Tasmanian devil face tumors
[This work by Menna Jones is licensed under a Creative Commons Attribution 2.5 Generic License.]

Transmissible cancer isn’t unheard of. Dogs can pass on a form of venereal cancer, and there’s a contagious sarcoma that affects Syrian hamsters. Cancer transmission has also been known to happen in humans after organ transplants or by passing between mother and fetus. However, in most animals, the immune system recognizes and destroys foreign cells (cancerous or otherwise). In fact, this is one of the main hurdles with organ transplants. Recipients have to take immunosuppressive drugs and in some instances immune system reactivity leads to organ rejection. In the case of Tasmanian devils, however, this immune hurdle doesn’t exist.

Immune system recognition of “self” and “other” relies on molecules on the surface of the cell called major histocompatibility complexes (MHCs). MHCs act as signaling flags to the immune system, telling your immune cells whether a cell is normal, infected with a pathogen, cancerous, or an invader. There are two main classes of these molecules, and each one has regions that vary among members of the population. Variation in MHC molecules allow immune cell to differentiate your cells from other cells, kind of like knowing members of your sports team because you all wear the same jersey. Human MHC class I molecules have six sites where they can vary, and hundreds of variations available for most sites.

Tasmanian devils, on the other hand, have very little population diversity in MHCs. At some point in the past, the devils experienced what’s known a genetic bottleneck. A large portion of the population was killed (cause unknown), leaving only a small gene pool, and thus a small sampling of MHC variations.
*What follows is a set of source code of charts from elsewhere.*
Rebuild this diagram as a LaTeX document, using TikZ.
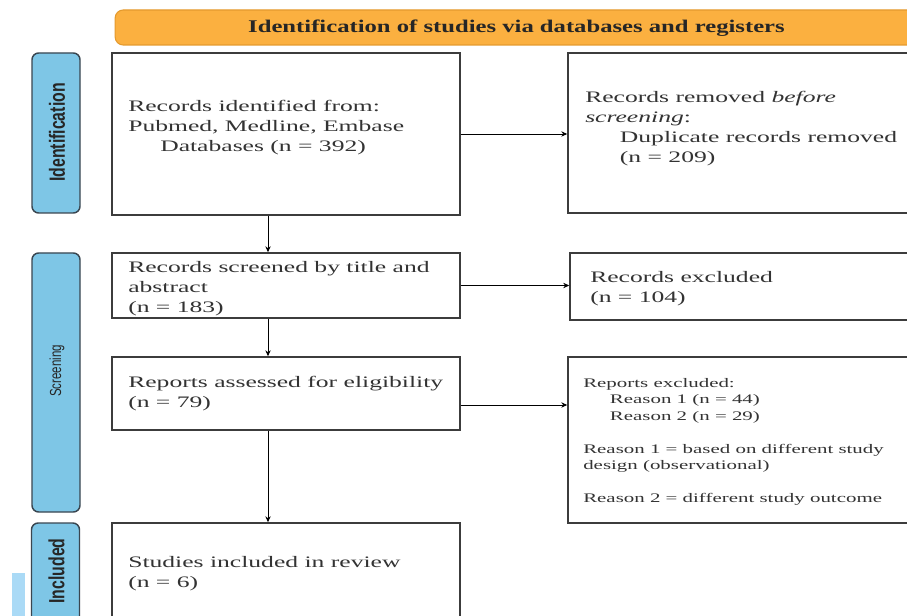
\documentclass[tikz,border=0pt]{standalone}
\usepackage{fontspec}
\setmainfont{Liberation Serif}[FakeStretch=1.6]
\newfontfamily\hdrfont{Liberation Serif}[FakeStretch=1.38]
\newfontfamily\barfont{Liberation Sans}[FakeStretch=0.72]
\usetikzlibrary{arrows.meta}
\definecolor{hdrfill}{HTML}{FBB040}
\definecolor{hdrdraw}{HTML}{E49A2E}
\definecolor{barfill}{HTML}{7EC6E6}
\definecolor{bardraw}{HTML}{3A4650}
\definecolor{strayc}{HTML}{AADAF6}
\definecolor{boxc}{HTML}{3C3C3C}
\definecolor{txtc}{HTML}{333333}
\tikzset{
  boxnode/.style={draw=boxc, line width=1.1pt, fill=white, inner sep=0pt},
  barnode/.style={draw=bardraw, line width=1.1pt, fill=barfill, rounded corners=5pt, inner sep=0pt, minimum width=36pt},
  bodytxt/.style={anchor=west, align=left, inner sep=0pt, text=txtc, font=\fontsize{12}{15}\selectfont},
  smalltxt/.style={anchor=west, align=left, inner sep=0pt, text=txtc, font=\fontsize{9.8}{12.4}\selectfont},
  bartxt/.style={rotate=90, inner sep=0pt, text=black!85},
  arr/.style={draw=black, line width=0.7pt, -{Stealth[length=4.5pt,width=4pt]}}
}
\begin{document}
\begin{tikzpicture}[x=0.75pt,y=-0.75pt]
\path[use as bounding box] (0,0) rectangle (907,616);
\clip (0,0) rectangle (907,616);
\fill[white] (0,0) rectangle (907,616);

% header
\node[draw=hdrdraw, line width=0.8pt, fill=hdrfill, rounded corners=6pt, minimum width=602pt, minimum height=26.25pt, inner sep=0pt] (hdr) at (516.5,27.5) {};
\node[inner sep=0pt, font=\hdrfont\bfseries\fontsize{13.4}{15}\selectfont, text=black!85] (hdrtxt) at (516.5,28) {Identification of studies via databases and registers};

% side bars
\node[barnode, minimum height=120pt] (bid) at (56,133) {};
\node[bartxt, font=\barfont\bfseries\fontsize{16.5}{16}\selectfont] (bidt) at (57,132.5) {Identification};
\node[barnode, minimum height=194.25pt] (bsc) at (56,382.5) {};
\node[bartxt, font=\barfont\fontsize{12}{12}\selectfont] (bsct) at (57,371) {Screening};
\node[barnode, minimum height=117.75pt] (bin) at (55.5,601.5) {};
\node[bartxt, font=\barfont\bfseries\fontsize{16.5}{16}\selectfont] (bint) at (56.5,571) {Included};
\fill[strayc] (12,573) rectangle (25,640);

% main boxes
\node[boxnode, minimum width=261pt, minimum height=121.5pt] (ident) at (286,134) {};
\node[boxnode, minimum width=294pt, minimum height=120pt] (remov) at (764,133) {};
\node[boxnode, minimum width=261pt, minimum height=48.75pt] (scr) at (286,285.5) {};
\node[boxnode, minimum width=292.5pt, minimum height=50.25pt] (excl) at (765,286.5) {};
\node[boxnode, minimum width=261pt, minimum height=54.75pt] (rep) at (286,393.5) {};
\node[boxnode, minimum width=294pt, minimum height=124.5pt] (repex) at (764,440) {};
\node[boxnode, minimum width=261pt, minimum height=117.75pt] (incl) at (286,601.5) {};

% texts
\node[bodytxt] (t1) at (128,127.5) {Records identified from:\\Pubmed, Medline, Embase\\\hspace*{24pt}Databases (n = 392)};
\node[bodytxt] (t2) at (585,128.5) {Records removed \textit{before}\\\textit{screening}:\\\hspace*{26pt}Duplicate records removed\\\hspace*{26pt}(n = 209)};
\node[bodytxt] (t3) at (128,289) {Records screened by title and\\abstract\\(n = 183)};
\node[bodytxt] (t4) at (590,288.5) {Records excluded\\(n = 104)};
\node[bodytxt] (t5) at (128,393.5) {Reports assessed for eligibility\\(n = 79)};
\node[smalltxt] (t6) at (583,442) {Reports excluded:\\\hspace*{20pt}Reason 1 (n = 44)\\\hspace*{20pt}Reason 2 (n = 29)\\[12.4pt]Reason 1 = based on different study\\design (observational)\\[12.4pt]Reason 2 = different study outcome};
\node[bodytxt] (t7) at (128,573.5) {Studies included in review\\(n = 6)};

% connectors
\coordinate (vx) at (268,0);
\coordinate (hy) at (0,405);
\draw[arr] (vx |- ident.south) -- (vx |- scr.north);
\draw[arr] (vx |- scr.south) -- (vx |- rep.north);
\draw[arr] (vx |- rep.south) -- (vx |- incl.north);
\draw[arr] (ident.east) -- (ident.east -| remov.west);
\draw[arr] (scr.east) -- (scr.east -| excl.west);
\draw[arr] (hy -| rep.east) -- (hy -| repex.west);
\end{tikzpicture}
\end{document}
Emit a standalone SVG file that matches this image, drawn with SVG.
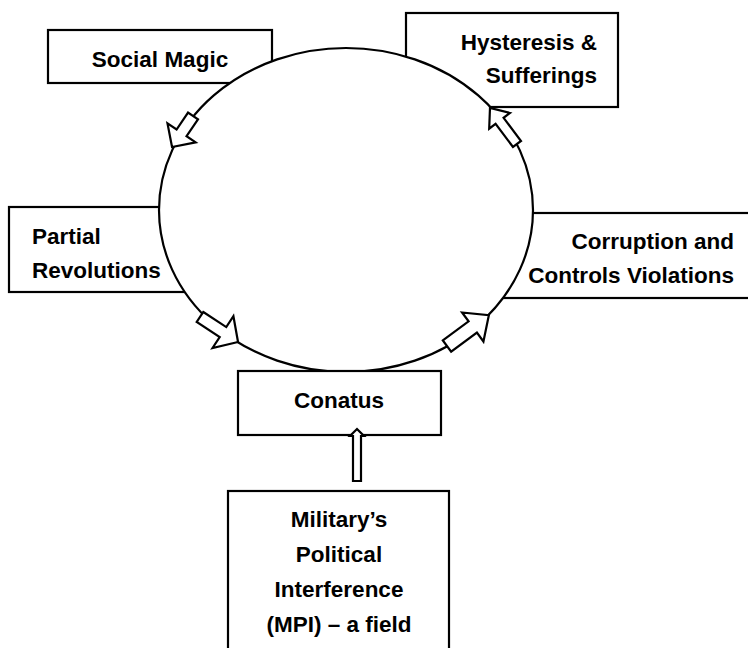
<svg xmlns="http://www.w3.org/2000/svg" width="748" height="648" viewBox="0 0 748 648">
<style>
.box{fill:#fff;stroke:#000;stroke-width:2.2}
.t{font-family:"Liberation Sans",Arial,sans-serif;font-weight:bold;font-size:22.5px;fill:#000}
.arr{fill:#fff;stroke:#000;stroke-width:2.2;stroke-linejoin:miter}
</style>
<rect width="748" height="648" fill="#fff"/>
<g id="social-magic">
<rect class="box" x="48" y="30" width="224" height="53"/>
<text class="t" x="160" y="67" text-anchor="middle">Social Magic</text>
</g>
<g id="hysteresis">
<rect class="box" x="406" y="13" width="212" height="94"/>
<text class="t" x="597" y="50" text-anchor="end">Hysteresis &amp;</text>
<text class="t" x="597" y="83" text-anchor="end">Sufferings</text>
</g>
<g id="partial-revolutions">
<rect class="box" x="9" y="207" width="186" height="85"/>
<text class="t" x="32" y="244">Partial</text>
<text class="t" x="32" y="278">Revolutions</text>
</g>
<g id="corruption">
<rect class="box" x="500" y="213" width="260" height="85"/>
<text class="t" x="734" y="249" text-anchor="end">Corruption and</text>
<text class="t" x="734" y="283" text-anchor="end">Controls Violations</text>
</g>
<g id="cycle">
<ellipse cx="346" cy="210" rx="187" ry="162" fill="#fff" stroke="#000" stroke-width="2.2"/>
</g>
<g id="conatus">
<rect class="box" x="238" y="371" width="203" height="64"/>
<text class="t" x="339" y="408" text-anchor="middle">Conatus</text>
</g>
<g id="mpi">
<rect class="box" x="228" y="491" width="221" height="170"/>
<text class="t" x="339" y="527" text-anchor="middle">Military’s</text>
<text class="t" x="339" y="562" text-anchor="middle">Political</text>
<text class="t" x="339" y="597" text-anchor="middle">Interference</text>
<text class="t" x="339" y="632" text-anchor="middle">(MPI) – a field</text>
</g>
<g id="connectors">
<polygon class="arr" transform="translate(193,116) rotate(124.1)" points="0,-6 20.4,-6 20.4,-17 37.4,0 20.4,17 20.4,6 0,6"/>
<polygon class="arr" transform="translate(517,144) rotate(-126.9)" points="0,-5 29,-5 29,-13 45,0 29,13 29,5 0,5"/>
<polygon class="arr" transform="translate(200,317) rotate(33.3)" points="0,-6 27.5,-6 27.5,-19 45.5,0 27.5,19 27.5,6 0,6"/>
<polygon class="arr" transform="translate(447,346) rotate(-36.4)" points="0,-7 32,-7 32,-18 52,0 32,18 32,7 0,7"/>
<polygon class="arr" points="353,481 361,481 361,436 364,436 357,429 350,436 353,436"/>
</g>
</svg>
Tasmanian devil MHC complexes are so similar that their bodies can’t  tell the difference between their own cells and those of other devils. Every team’s jersey is so similar that it’s hard to know who’s on the home team and who’s the visitor. So when cancer cells from an infected devil latch onto an uninfected devil, they go undetected by the immune system and spread unhindered. Genetic studies of the cancer have shown that the DNA of tumor cells is extraordinarily similar across the infected devil population. Furthermore, the tumor DNA is significantly different from the infected devil’s DNA. These facts point to a tumor that arose in one devil and spread as a tissue graft to other devils through bites. Because of their lack of immune diversity, the Tasmanian devil population is being wiped out by one giant tumor run amok.

What can we do to stop the eradication of Tasmanian devils? Synthetic biology may have the answers. Developing technology may allow scientists to create Tasmanian devils with more MHC diversity, devils with immune systems that would spot and destroy the invading cancer cells before they took root. In my next blog post, I’ll talk about the discoveries and technology that could save the Tasmanian devil, and other species that are near (or already) extinct.

716px-Tasmanian_devil_head_on

How can we save these guys? Tune in next time to see!
[This work by KeresH is licensed under a Creative Commons Attribution-Share Alike 3.0 Unported License.]

Sources:

O’Neill, Iain. “Tasmanian devil facial tumor disease: Insights into reduced tumor surveillance from an unusual malignancy.” International Journal of Cancer. 127.7 (2010): 1637-1642.

 Siddle, Hannah et al. “Transmission of a fatal clonal tumor by biting occurs due to depleted MHC diversity in a threatened carnivorous marsupial.” PNAS. 104.41 (2007): 16221-16226.

Siddle, Hannah et al. “MHC gene copy number variation in Tasmanian devils: implications for the spread of a contagious cancer.” Proceedings of the Royal Society: Biology. 277.1690 (2010): 2001-2006.

Woods, Gregory et al. “The Immune Response of the Tasmanian Devil & Devil Facial Tumour Disease.” EcoHealth. 4.3 (2007): 338-345.